When one views the stunningly colourful and beautifully lit photographs from this shoot, the sadness Rizzo saw can be seen on close
inspection (especially when you look into her beautiful eyes), but more than that they show Marilyn’s fresh innocence, which no amount of
personal crisis or sadness could ever truly rob her of. Sure, she looks tired in these pictures, and when we take into account her busy
schedule and other personal troubles at that very moment in time it is no surprise that she would be lethargic and perhaps not quite look her
‘red carpet’ best, but I personally think the Rizzo photographs show Marilyn in the light of a real person rather than a huge starlet.

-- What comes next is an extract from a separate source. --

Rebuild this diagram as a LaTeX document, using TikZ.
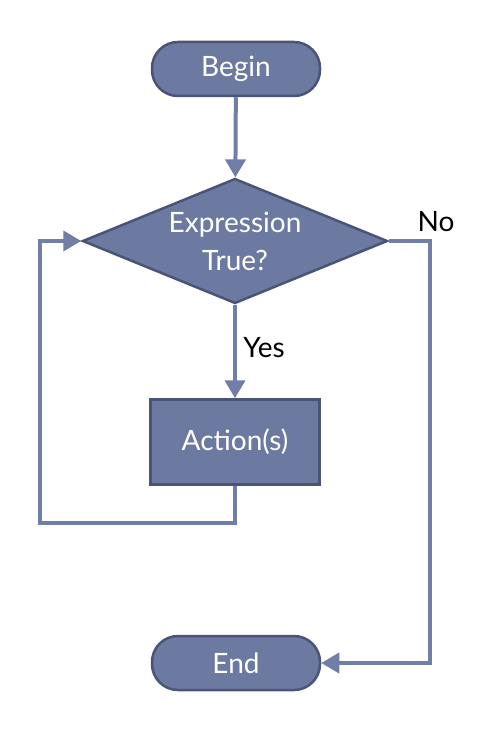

There is something about the series of pictures that is very raw, very real, and at times uncomfortable to witness. They show Marilyn not as
the sex goddess everyone has hyped her up to be, but the very real and often fragile woman she was. She looks almost ethereal in the
pictures, a divine entity not of this world, and the light around her captured so beautifully by Rizzo she looked almost angelic. This writer and
fan certainly hopes that among the treasures of his career, these photographs are remembered and rediscovered again fondly by him, as
his other works are.
After his successful career as a photographer, Rizzo moved onto the career he is perhaps better known for: furniture design. His pieces,
which range from sofas to coffee tables, from hi-fi cabinets to hutches, all have the simple yet practical designs to them, a contemporary and
clean edge with a certain old feel cosiness, and after first furnishing a friends’ apartment, the orders for his designs flooded in thick and fast,
even though this career was originally not one Rizzo sought. In fact, Rizzo is now more famous for his beautiful furnishings than his glittering
photographic career, but just like the man himself said, the shoot he did with Marilyn Monroe is simply unforgettable.